Book Reopens Question of Jewish-Nazis Collaboration
Poland’s Holocaust Law. which bans blaming Poland for the Jewish halocaust, raises the question of Jewish culpability.
In a review of a book, From Ghetto to Deathcamp
below, by a Jewish Ghetto policeman, Jan Pekzkis shows that Jews may face more guilt
than Poles, many of whom actually protected Jews.
In his book, Holocaust Victims Accuse, Rabbi Shonfeld called the Zionists
“war criminals” who usurped the leadership of the Jewish people,
betrayed their trust, and after their annihilation, reaped the moral
capital. The more Jews died, the stronger the moral case for Israel.

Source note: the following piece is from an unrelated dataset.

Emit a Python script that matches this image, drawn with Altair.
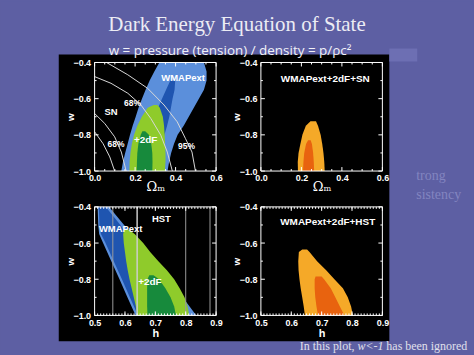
import altair as alt
import pandas as pd

# ---------------- colours ----------------
BG = "#5d5fa3"
LB, DB, LG, DG = "#5b8fdb", "#1f55b0", "#8fcb2b", "#178a3c"
LO, DO = "#f5a928", "#e8630f"

# ---------------- Panel A : WMAPext, +2dF, SN  (Omega_m, w) ----------------
A_LB_W  = [-0.40, -0.45, -0.50, -0.55, -0.60, -0.65, -0.70, -0.75, -0.80, -0.85, -0.90, -0.95, -1.00]
A_LB_LO = [0.320, 0.295, 0.272, 0.252, 0.234, 0.217, 0.203, 0.188, 0.175, 0.163, 0.151, 0.140, 0.132]
A_LB_HI = [0.540, 0.553, 0.553, 0.540, 0.515, 0.490, 0.465, 0.440, 0.410, 0.392, 0.378, 0.368, 0.360]
A_DB_W  = [-0.50, -0.55, -0.60, -0.65, -0.70, -0.75, -0.80, -0.90, -1.00]
A_DB_LO = [0.374, 0.353, 0.333, 0.314, 0.298, 0.281, 0.262, 0.232, 0.205]
A_DB_HI = [0.398, 0.395, 0.385, 0.377, 0.369, 0.358, 0.345, 0.320, 0.300]
A_LG_W  = [-0.635, -0.65, -0.70, -0.75, -0.80, -0.85, -0.90, -0.95, -1.00]
A_LG_LO = [0.292, 0.262, 0.233, 0.211, 0.195, 0.184, 0.177, 0.173, 0.172]
A_LG_HI = [0.310, 0.322, 0.337, 0.343, 0.346, 0.348, 0.350, 0.350, 0.347]
A_DG_W  = [-0.78, -0.80, -0.85, -0.90, -0.95, -1.00]
A_DG_LO = [0.236, 0.228, 0.216, 0.211, 0.209, 0.208]
A_DG_HI = [0.250, 0.268, 0.280, 0.285, 0.286, 0.285]
# SN confidence boundaries
SN1_OM = [0.059, 0.164, 0.262, 0.343, 0.408, 0.449, 0.481, 0.498]
SN1_W  = [-0.40, -0.468, -0.543, -0.635, -0.728, -0.821, -0.895, -1.0]
SN2_OM = [0.0, 0.081, 0.164, 0.229, 0.278, 0.327, 0.359, 0.384]
SN2_W  = [-0.478, -0.515, -0.57, -0.635, -0.71, -0.802, -0.895, -1.0]
SN3_OM = [0.0, 0.05, 0.099, 0.132, 0.156]
SN3_W  = [-0.682, -0.737, -0.811, -0.895, -1.0]
SN4_OM = [0.0, 0.042, 0.075, 0.099]
SN4_W  = [-0.783, -0.849, -0.922, -1.0]
A_LABELS = ["WMAPext", "SN", "68%", "68%", "+2dF", "95%"]
A_LAB_X  = [0.437, 0.081, 0.187, 0.106, 0.252, 0.454]
A_LAB_Y  = [-0.484, -0.675, -0.624, -0.850, -0.829, -0.859]

# ---------------- Panel B : WMAPext+2dF+SN ----------------
B_LO_W  = [-0.725, -0.75, -0.80, -0.85, -0.90, -0.95, -1.00]
B_LO_LO = [0.245, 0.222, 0.205, 0.195, 0.186, 0.182, 0.183]
B_LO_HI = [0.272, 0.282, 0.295, 0.303, 0.309, 0.313, 0.315]
B_DO_W  = [-0.83, -0.85, -0.90, -0.95, -1.00]
B_DO_LO = [0.233, 0.223, 0.214, 0.210, 0.208]
B_DO_HI = [0.246, 0.252, 0.258, 0.261, 0.263]
B_LABEL = "WMAPext+2dF+SN"

# ---------------- Panel C : WMAPext, +2dF, HST  (h, w) ----------------
C_LB_W  = [-0.40, -0.50, -0.55, -0.60, -0.70, -0.80, -0.90, -1.00]
C_LB_LO = [0.510, 0.512, 0.515, 0.528, 0.555, 0.582, 0.608, 0.635]
C_LB_HI = [0.548, 0.597, 0.622, 0.647, 0.697, 0.744, 0.790, 0.835]
C_DB_W  = [-0.40, -0.50, -0.55, -0.60, -0.70, -0.80, -0.90, -1.00]
C_DB_LO = [0.514, 0.516, 0.521, 0.536, 0.563, 0.590, 0.616, 0.643]
C_DB_HI = [0.537, 0.585, 0.605, 0.630, 0.660, 0.690, 0.720, 0.750]
C_LG_W  = [-0.525, -0.55, -0.60, -0.65, -0.70, -0.75, -0.80, -0.85, -0.90, -0.95, -1.00]
C_LG_LO = [0.598, 0.594, 0.596, 0.600, 0.604, 0.609, 0.615, 0.622, 0.629, 0.636, 0.640]
C_LG_HI = [0.612, 0.632, 0.660, 0.683, 0.710, 0.738, 0.762, 0.780, 0.796, 0.806, 0.812]
C_DG_W  = [-0.778, -0.80, -0.85, -0.90, -0.95, -1.00]
C_DG_LO = [0.680, 0.674, 0.673, 0.673, 0.673, 0.674]
C_DG_HI = [0.694, 0.712, 0.733, 0.750, 0.762, 0.768]
C_HST   = [0.56, 0.64, 0.80, 0.88]
C_LABELS = ["HST", "WMAPext", "+2dF"]
C_LAB_X  = [0.720, 0.586, 0.682]
C_LAB_Y  = [-0.468, -0.525, -0.815]

# ---------------- Panel D : WMAPext+2dF+HST ----------------
D_LO_W  = [-0.635, -0.65, -0.70, -0.75, -0.80, -0.85, -0.90, -0.95, -1.00]
D_LO_LO = [0.636, 0.625, 0.623, 0.624, 0.627, 0.631, 0.636, 0.641, 0.645]
D_LO_HI = [0.652, 0.660, 0.685, 0.715, 0.742, 0.770, 0.786, 0.797, 0.803]
D_DO_W  = [-0.785, -0.80, -0.85, -0.90, -0.95, -1.00]
D_DO_LO = [0.680, 0.677, 0.677, 0.679, 0.683, 0.688]
D_DO_HI = [0.700, 0.708, 0.730, 0.745, 0.760, 0.775]
D_LABEL = "WMAPext+2dF+HST"

# ---------------- axes ----------------
OM_MAJOR = [0.0, 0.2, 0.4, 0.6]
OM_MINOR = [0.05, 0.1, 0.15, 0.25, 0.3, 0.35, 0.45, 0.5, 0.55]
H_MAJOR = [0.5, 0.6, 0.7, 0.8, 0.9]
H_MINOR = [round(0.5 + 0.01 * i, 2) for i in range(41)]
W_MAJOR = [-1.0, -0.8, -0.6, -0.4]
W_MINOR = [-0.9, -0.7, -0.5]

# ---------------- layout ----------------
PW, PH = 122, 109
OX, OY = 94, 61  # top-left corner of first panel in the slide
ONE = pd.DataFrame({"k": [0]})
SANS = "Liberation Sans"


def make_panel(xdom, xmaj, xmin, xtitle, xfont, xweight, xsize, xty, layers):
    xs = alt.Scale(domain=xdom, nice=False, zero=False)
    ys = alt.Scale(domain=[-1.0, -0.4], nice=False, zero=False)
    xax = alt.Axis(values=xmaj, format=".1f", title=xtitle, domain=False, ticks=False, grid=False,
                   labelColor="white", labelFont=SANS, labelFontWeight="bold", labelFontSize=9,
                   labelPadding=3, labelFlush=False, titleColor="white", titleFont=xfont,
                   titleFontWeight=xweight, titleFontSize=xsize, titleY=xty, titleBaseline="middle",
                   zindex=1)
    yax = alt.Axis(values=W_MAJOR, format=".1f", title="w", domain=False, ticks=False, grid=False,
                   labelColor="white", labelFont=SANS, labelFontWeight="bold", labelFontSize=9,
                   labelPadding=4, labelFlush=False, titleColor="white", titleFont=SANS,
                   titleFontWeight="bold", titleFontSize=10, titleX=-24, titleY=PH / 2,
                   titleBaseline="middle", zindex=1)

    def X(f):
        return alt.X(f, type="quantitative", scale=xs, axis=xax)

    def Y(f):
        return alt.Y(f, type="quantitative", scale=ys, axis=yax)

    def band(w, lo, hi, color):
        df = pd.DataFrame({"w": w, "lo": lo, "hi": hi})
        return alt.Chart(df).mark_area(orient="horizontal", color=color, opacity=1).encode(
            y=Y("w"), x=X("lo"), x2=alt.X2("hi"))

    def curve(xv, yv, color, width=1):
        df = pd.DataFrame({"x": xv, "y": yv, "i": list(range(len(xv)))})
        return alt.Chart(df).mark_line(color=color, strokeWidth=width).encode(
            x=X("x"), y=Y("y"), order="i:Q")

    def vlines(vals, color):
        df = pd.DataFrame({"v": vals})
        return alt.Chart(df).mark_rule(color=color, strokeWidth=1).encode(
            x=X("v"), y=alt.value(0), y2=alt.value(PH))

    def labels(txts, xv, yv, size):
        df = pd.DataFrame({"t": txts, "x": xv, "y": yv})
        return alt.Chart(df).mark_text(color="white", font=SANS, fontWeight="bold",
                                       fontSize=size).encode(x=X("x"), y=Y("y"), text="t:N")

    tools = dict(band=band, curve=curve, vlines=vlines, labels=labels)
    content = layers(tools)

    ticks = []
    for vals, L in ((xmaj, 4), (xmin, 2)):
        df = pd.DataFrame({"v": vals})
        ticks.append(alt.Chart(df).mark_rule(color="white", strokeWidth=1).encode(
            x=X("v"), y=alt.value(PH), y2=alt.value(PH - L)))
        ticks.append(alt.Chart(df).mark_rule(color="white", strokeWidth=1).encode(
            x=X("v"), y=alt.value(0), y2=alt.value(L)))
    for vals, L in ((W_MAJOR, 4), (W_MINOR, 2)):
        df = pd.DataFrame({"v": vals})
        ticks.append(alt.Chart(df).mark_rule(color="white", strokeWidth=1).encode(
            y=Y("v"), x=alt.value(0), x2=alt.value(L)))
        ticks.append(alt.Chart(df).mark_rule(color="white", strokeWidth=1).encode(
            y=Y("v"), x=alt.value(PW - L), x2=alt.value(PW)))
    frame = alt.Chart(ONE).mark_rect(fillOpacity=0, stroke="white", strokeWidth=1).encode(
        x=alt.value(0), x2=alt.value(PW), y=alt.value(0), y2=alt.value(PH))
    return content + ticks + [frame]


def ptext(txt, x, y, **kw):
    return alt.Chart(ONE).mark_text(text=txt, **kw).encode(x=alt.value(x - OX), y=alt.value(y - OY))


def prect(x1, y1, x2, y2, color):
    return alt.Chart(ONE).mark_rect(color=color, opacity=1).encode(
        x=alt.value(x1 - OX), x2=alt.value(x2 - OX), y=alt.value(y1 - OY), y2=alt.value(y2 - OY))


FOOT = "#e0e0ec"
slide = [
    prect(0, 0, 474, 355, BG),
    prect(58, 53, 390, 341, "black"),
    prect(390, 47, 418, 60, "#6d6fb3"),
    ptext("Dark Energy Equation of State", 237, 23, font="Liberation Serif", fontSize=21,
          color="#ececf4", align="center", baseline="middle"),
    ptext("w = pressure (tension) / density = p/\u03c1c\u00b2", 230, 53.5, font="Open Sans",
          fontSize=13.5, color="#f2f2f8", align="center", baseline="alphabetic"),
    ptext("trong", 417, 175, font="Liberation Serif", fontSize=14, color="#8385c0",
          align="left", baseline="middle"),
    ptext("sistency", 417, 194, font="Liberation Serif", fontSize=14, color="#8385c0",
          align="left", baseline="middle"),
    ptext("In this plot,", 300, 349.5, font="Liberation Serif", fontSize=12, color=FOOT,
          align="left", baseline="alphabetic"),
    ptext("w<-1", 358, 349.5, font="Liberation Serif", fontSize=12, fontStyle="italic",
          color=FOOT, align="left", baseline="alphabetic"),
    ptext("has been ignored", 387, 349.5, font="Liberation Serif", fontSize=12, color=FOOT,
          align="left", baseline="alphabetic"),
]


def layers_a(t):
    return slide + [
        t["band"](A_LB_W, A_LB_LO, A_LB_HI, LB),
        t["band"](A_DB_W, A_DB_LO, A_DB_HI, DB),
        t["band"](A_LG_W, A_LG_LO, A_LG_HI, LG),
        t["band"](A_DG_W, A_DG_LO, A_DG_HI, DG),
        t["curve"](SN1_OM, SN1_W, "#d8d8d8"),
        t["curve"](SN2_OM, SN2_W, "#d8d8d8"),
        t["curve"](SN3_OM, SN3_W, "#d8d8d8"),
        t["curve"](SN4_OM, SN4_W, "#d8d8d8"),
        t["labels"](A_LABELS[:2], A_LAB_X[:2], A_LAB_Y[:2], 9.5),
        t["labels"](A_LABELS[2:4], A_LAB_X[2:4], A_LAB_Y[2:4], 8.5),
        t["labels"](A_LABELS[4:5], A_LAB_X[4:5], A_LAB_Y[4:5], 10),
        t["labels"](A_LABELS[5:], A_LAB_X[5:], A_LAB_Y[5:], 8.5),
    ]


def layers_b(t):
    return [
        t["band"](B_LO_W, B_LO_LO, B_LO_HI, LO),
        t["band"](B_DO_W, B_DO_LO, B_DO_HI, DO),
        t["labels"]([B_LABEL], [0.318], [-0.492], 10),
    ]


def layers_c(t):
    return [
        t["band"](C_LB_W, C_LB_LO, C_LB_HI, LB),
        t["band"](C_DB_W, C_DB_LO, C_DB_HI, DB),
        t["band"](C_LG_W, C_LG_LO, C_LG_HI, LG),
        t["band"](C_DG_W, C_DG_LO, C_DG_HI, DG),
        t["vlines"](C_HST, "#9a9a9a"),
        t["vlines"](C_HST[1:2], "#e6e6e6"),
        t["labels"](C_LABELS[:2], C_LAB_X[:2], C_LAB_Y[:2], 9.5),
        t["labels"](C_LABELS[2:], C_LAB_X[2:], C_LAB_Y[2:], 10),
    ]


def layers_d(t):
    return [
        t["band"](D_LO_W, D_LO_LO, D_LO_HI, LO),
        t["band"](D_DO_W, D_DO_LO, D_DO_HI, DO),
        t["labels"]([D_LABEL], [0.72], [-0.486], 10),
    ]


OMT = "\u03a9\u2098"
pA = alt.layer(*make_panel([0, 0.6], OM_MAJOR, OM_MINOR, OMT, "DejaVu Serif", "normal", 13, 16, layers_a)).properties(width=PW, height=PH)
pB = alt.layer(*make_panel([0, 0.6], OM_MAJOR, OM_MINOR, OMT, "DejaVu Serif", "normal", 13, 16, layers_b)).properties(width=PW, height=PH)
pC = alt.layer(*make_panel([0.5, 0.9], H_MAJOR, H_MINOR, "h", SANS, "bold", 11, 18, layers_c)).properties(width=PW, height=PH)
pD = alt.layer(*make_panel([0.5, 0.9], H_MAJOR, H_MINOR, "h", SANS, "bold", 11, 18, layers_d)).properties(width=PW, height=PH)

chart = alt.concat(pA, pB, pC, pD, columns=2, spacing={"row": 36, "column": 45}, bounds="flush").properties(
    padding=0, autosize=alt.AutoSizeParams(type="pad")
).configure(background=BG).configure_view(stroke="transparent")

chart.save("out.html", embed_options={"renderer": "svg", "actions": False})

In the 1960′s the Jewish philosopher, Hannah Arendt was slandered and ostracized when she concluded from Hilberg that “almost without exception” the Jewish leadership cooperated with the Nazis.
Rabbi Gunther Plaut suspected Illuminati Jews were behind the rise of Nazism. Nazi general revealed the Jewish role in holocaust.
by Jan Pekzkis
We hear a lot nowadays of “Polish complicity in the Holocaust”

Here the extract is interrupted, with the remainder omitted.